During the first quarter of the 20th Century, monarchies that had stood for centuries crumbled in the face of popular revolutions, and China was no different. However out of the chaos of Chinese Civil War and Second Sino-Japanese War, Mao Zedong rose to power in 1949.

Thanks to Mao’s Great Leap Forward, which used unproven farming techniques, China experienced a 25% drop in grain production between 1959 and 1961. As a result the Great Chinese Famine caused an estimated 30 million to starve to death or suffer from chronic malnourishment.

Worse still was the Cultural Revolution, a social reform movement implemented in 1966 as a means of purging China of lingering capitalist or imperialist sympathies. Mao actively endorsed the Red Guard, who persecuted millions. Spies and revisionists were executed, their children taken away and given to “better” families. Torture, rape and suicide were regular occurrences. The true figure of those who died during this time may never be known, however conservative estimates have put the victim count at two million.

Ruling an empire stretching from the Yellow Sea to the Caspian, Genghis Khan is can be considered one of the very few men in history who truly changed the world. However whereas others have done so through science or art, the Khan did so through sheer violence.

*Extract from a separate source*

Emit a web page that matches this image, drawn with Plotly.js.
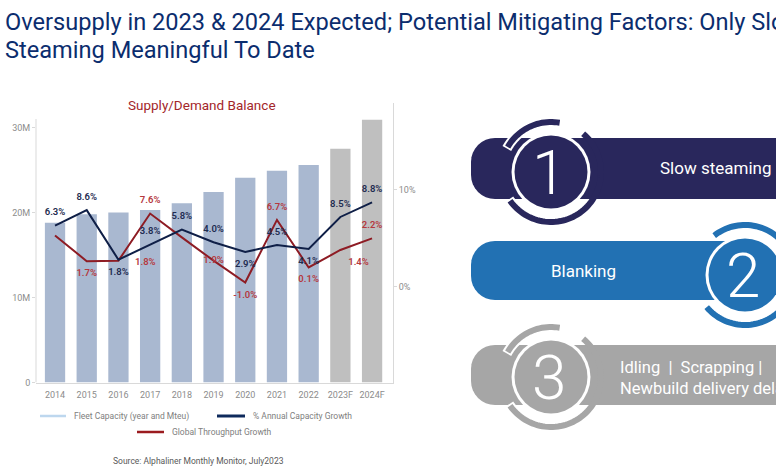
<!DOCTYPE html>
<html><head><meta charset="utf-8">
<script src="https://cdn.plot.ly/plotly-3.0.1.min.js"></script>
<style>html,body{margin:0;padding:0;background:#fff;}#chart{width:776px;height:466px;}</style>
</head><body><div id="chart"></div>
<script>
// ---------------- data ----------------
const years = ['2014','2015','2016','2017','2018','2019','2020','2021','2022','2023F','2024F'];
const fleetCapacityM = [18.8,19.8,20.0,20.3,21.1,22.4,24.1,24.9,25.6,27.5,30.9];
const capacityGrowthPct = [6.3,7.9,2.8,4.35,5.9,4.6,3.6,4.3,3.9,7.2,8.7];
const capacityGrowthLabels = ['6.3%','8.6%','1.8%','3.8%','5.8%','4.0%','2.9%','4.5%','4.1%','8.5%','8.8%'];
const throughputGrowthPct = [5.3,2.65,2.7,7.55,5.1,2.7,0.45,6.9,2.0,3.8,5.0];
const throughputGrowthLabels = ['','1.7%','1.8%','7.6%','','1.9%','-1.0%','6.7%','0.1%','1.4%','2.2%'];
const leftTickVals = [0,10,20,30];
const leftTickText = ['0','10M','20M','30M'];
const rightTickVals = [-10,0,10];
const rightTickText = ['-10%','0%','10%'];
const legendNames = ['Fleet Capacity (year and Mteu)','% Annual Capacity Growth','Global Throughput Growth'];
const factorTexts = [['Slow steaming'],['Blanking'],['Idling  |  Scrapping |','Newbuild delivery delays']];
const factorDigits = ['1','2','3'];

// ---------------- styling ----------------
const W = 776, H = 466;
const py = v => 1 - v / H;
const FONT = 'Roboto, "Open Sans", sans-serif';
const barColors = years.map(y => y.endsWith('F') ? '#BFBFBF' : '#A9B8D0');
const capPos = ['top center','top center','bottom center','top center','top center','top center','bottom center','top center','bottom center','top center','top center'];
const thrPos = ['top center','bottom center','middle right','top center','top center','middle center','bottom center','top center','bottom center','bottom right','top center'];
// one red label is drawn as a shifted annotation (it sits to the right of its point)
const SHIFTED = 2;
const thrTraceText = throughputGrowthLabels.map((t, i) => i === SHIFTED ? '' : t);

const traces = [
  {type:'bar', x:years, y:fleetCapacityM, marker:{color:barColors}, xaxis:'x', yaxis:'y', hoverinfo:'skip'},
  {type:'scatter', mode:'lines+markers+text', x:years, y:throughputGrowthPct, xaxis:'x', yaxis:'y2',
   line:{color:'#8E1C24', width:2}, marker:{size:11, color:'rgba(0,0,0,0)'},
   text:thrTraceText, textposition:thrPos,
   textfont:{family:FONT, size:9.5, color:'#B5383E', weight:600}, cliponaxis:false, hoverinfo:'skip'},
  {type:'scatter', mode:'lines+markers+text', x:years, y:capacityGrowthPct, xaxis:'x', yaxis:'y2',
   line:{color:'#0F1F47', width:2}, marker:{size:11, color:'rgba(0,0,0,0)'},
   text:capacityGrowthLabels, textposition:capPos,
   textfont:{family:FONT, size:9.5, color:'#1E2B50', weight:600}, cliponaxis:false, hoverinfo:'skip'},
  {type:'scatter', mode:'markers', x:[], y:[], xaxis:'x2', yaxis:'y3', hoverinfo:'skip'}
];

// ---------- decorative geometry helpers (pixel coords on x2/y3) ----------
function arcPath(cx, cy, r, a0, a1) {
  const n = Math.max(8, Math.ceil(Math.abs(a1 - a0) / 3));
  let s = '';
  for (let i = 0; i <= n; i++) {
    const a = (a0 + (a1 - a0) * i / n) * Math.PI / 180;
    const x = cx + r * Math.cos(a), y = cy - r * Math.sin(a);
    s += (i === 0 ? 'M' : ' L') + x.toFixed(2) + ',' + y.toFixed(2);
  }
  return s;
}
function pillPath(x0, x1, y0, y1, R) {
  const pts = [[x0 + R, y0], [x1, y0], [x1, y1], [x0 + R, y1]];
  for (let i = 1; i <= 8; i++) { const t = (90 + 90 * i / 8) * Math.PI / 180; pts.push([x0 + R + R * Math.cos(t), y1 - R + R * Math.sin(t)]); }
  pts.push([x0, y0 + R]);
  for (let i = 1; i <= 8; i++) { const t = (180 + 90 * i / 8) * Math.PI / 180; pts.push([x0 + R + R * Math.cos(t), y0 + R + R * Math.sin(t)]); }
  return 'M' + pts.map(p => p[0].toFixed(2) + ',' + p[1].toFixed(2)).join(' L') + ' Z';
}
const D = {xref:'x2', yref:'y3'};
const badges = [
  {color:'#29275C', x0:471, x1:820, y0:138, y1:199, cx:551, cy:172,
   arcs:[[80,150],[-145,50]], halos:[[100,152],[213,245]]},
  {color:'#2271B3', x0:471, x1:745, y0:241, y1:300, cx:745, cy:275,
   arcs:[[-140,128]], halos:[[100,130],[218,250]]},
  {color:'#A6A6A6', x0:471, x1:820, y0:345, y1:405, cx:551, cy:377,
   arcs:[[80,150],[-145,50]], halos:[[100,152],[213,245]]}
];
const shapes = [];
const annotations = [];
badges.forEach((b, i) => {
  shapes.push(Object.assign({type:'path', path:pillPath(b.x0, b.x1, b.y0, b.y1, 24), fillcolor:b.color, line:{width:0}}, D));
  b.halos.forEach(h => shapes.push(Object.assign({type:'path', path:arcPath(b.cx, b.cy, 50, h[0], h[1]), line:{color:'#FFFFFF', width:10}}, D)));
  b.arcs.forEach(a => shapes.push(Object.assign({type:'path', path:arcPath(b.cx, b.cy, 50, a[0], a[1]), line:{color:b.color, width:6}}, D)));
  shapes.push(Object.assign({type:'circle', x0:b.cx - 39.5, x1:b.cx + 39.5, y0:b.cy - 39.5, y1:b.cy + 39.5, fillcolor:'#FFFFFF', line:{width:0}}, D));
  shapes.push(Object.assign({type:'circle', x0:b.cx - 36.5, x1:b.cx + 36.5, y0:b.cy - 36.5, y1:b.cy + 36.5, fillcolor:b.color, line:{width:0}}, D));
  annotations.push(Object.assign({x:b.cx - 2, y:b.cy, text:factorDigits[i], showarrow:false, xanchor:'center', yanchor:'middle',
    font:{family:FONT, size:62, color:'#FFFFFF', weight:300}}, D));
});
// factor texts
annotations.push(Object.assign({x:658, y:168, text:factorTexts[0][0], showarrow:false, xanchor:'left', yanchor:'middle', font:{family:FONT, size:17, color:'#FFFFFF'}}, D));
annotations.push(Object.assign({x:583, y:271, text:factorTexts[1][0], showarrow:false, xanchor:'center', yanchor:'middle', font:{family:FONT, size:17, color:'#FFFFFF'}}, D));
annotations.push(Object.assign({x:618, y:367, text:factorTexts[2][0], showarrow:false, xanchor:'left', yanchor:'middle', font:{family:FONT, size:16.5, color:'#FFFFFF'}}, D));
annotations.push(Object.assign({x:618, y:388, text:factorTexts[2][1], showarrow:false, xanchor:'left', yanchor:'middle', font:{family:FONT, size:16.5, color:'#FFFFFF'}}, D));

// page title
annotations.push(Object.assign({x:3, y:22, text:'Oversupply in 2023 &amp; 2024 Expected; Potential Mitigating Factors: Only Slow', showarrow:false, xanchor:'left', yanchor:'middle', font:{family:FONT, size:23.6, color:'#0B2D6E'}}, D));
annotations.push(Object.assign({x:3, y:50, text:'Steaming Meaningful To Date', showarrow:false, xanchor:'left', yanchor:'middle', font:{family:FONT, size:23.6, color:'#0B2D6E'}}, D));
// chart title
annotations.push(Object.assign({x:201.5, y:105, text:'Supply/Demand Balance', showarrow:false, xanchor:'center', yanchor:'middle', font:{family:FONT, size:13.5, color:'#A3262A'}}, D));
// shifted red data label (category index on the x axis)
annotations.push({xref:'x', yref:'y2', x:SHIFTED, y:throughputGrowthPct[SHIFTED], text:throughputGrowthLabels[SHIFTED],
  showarrow:false, xanchor:'center', yanchor:'middle', xshift:27, yshift:-1,
  font:{family:FONT, size:9.5, color:'#B5383E', weight:600}});
// legend
const legendItems = [
  {x0:40, x1:66, y:416, color:'#BDD7EE', w:2.5, name:legendNames[0]},
  {x0:217, x1:245, y:416, color:'#0E2A5C', w:3, name:legendNames[1]},
  {x0:137, x1:164, y:432, color:'#9B1B1F', w:2.5, name:legendNames[2]}
];
legendItems.forEach(l => {
  shapes.push(Object.assign({type:'line', x0:l.x0, x1:l.x1, y0:l.y, y1:l.y, line:{color:l.color, width:l.w}}, D));
  annotations.push(Object.assign({x:l.x1 + 6, y:l.y, text:l.name, showarrow:false, xanchor:'left', yanchor:'middle', font:{family:FONT, size:8.5, color:'#808080'}}, D));
});
// source & page number
annotations.push(Object.assign({x:198, y:461, text:'Source: Alphaliner Monthly Monitor, July2023', showarrow:false, xanchor:'center', yanchor:'middle', font:{family:FONT, size:8.5, color:'#595959'}}, D));
annotations.push(Object.assign({x:-4, y:463, text:'12', showarrow:false, xanchor:'left', yanchor:'middle', font:{family:FONT, size:11, color:'#0B2D6E'}}, D));
// left axis line
shapes.push({type:'line', xref:'x domain', yref:'y', x0:0, x1:0, y0:0, y1:31, line:{color:'#D9D9D9', width:1}});

const layout = {
  width:W, height:H, margin:{l:0, r:0, t:0, b:0},
  paper_bgcolor:'#FFFFFF', plot_bgcolor:'rgba(0,0,0,0)', showlegend:false,
  font:{family:FONT, color:'#8C8C8C'},
  bargap:0.36,
  xaxis:{domain:[36 / W, 393 / W], type:'category', range:[-0.6, 10.66], anchor:'y',
    showline:true, linecolor:'#D9D9D9', linewidth:1, ticks:'', showgrid:false, zeroline:false,
    ticklabelstandoff:4, tickfont:{size:9, color:'#8C8C8C'}, fixedrange:true},
  yaxis:{domain:[py(382.5), py(103)], range:[0, 32.88], anchor:'x', tickvals:leftTickVals, ticktext:leftTickText,
    ticks:'outside', ticklen:3, tickcolor:'#D9D9D9', showline:false, showgrid:false, zeroline:false,
    tickfont:{size:9, color:'#8C8C8C'}, fixedrange:true},
  yaxis2:{overlaying:'y', side:'right', anchor:'x', range:[-9.84, 18.93], tickvals:rightTickVals, ticktext:rightTickText,
    ticks:'outside', ticklen:3, tickcolor:'#D9D9D9', showline:true, linecolor:'#D9D9D9', linewidth:1,
    showgrid:false, zeroline:false, tickfont:{size:9, color:'#8C8C8C'}, fixedrange:true},
  xaxis2:{domain:[0, 1], range:[0, W], visible:false, anchor:'y3', fixedrange:true},
  yaxis3:{domain:[0, 1], range:[H, 0], visible:false, anchor:'x2', fixedrange:true},
  shapes:shapes, annotations:annotations
};
Plotly.newPlot('chart', traces, layout, {staticPlot:true, displayModeBar:false});
</script></body></html>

As a chief on the Mongolian steppes, Genghis, or Temujin as he was known, united all the competing tribes into one single Golden Horde. Temujin gained a reputation for offering two choices; Tribute or death. Cities who chose to resist had every living creature inside the walls put to the sword, and the earth was salted to prevent future settlement.

Figures from the 13th century can’t be entirely accurate. However current estimates suggest that due to Genghis Khan’s conquests and the resulting famines, more than 10% of the world’s population died, upwards of 40 million. Yet his descendants may have been worse. The Black Death, which killed a third of Europe’s population, is believed to have arrived on the continent via a Mongol Army.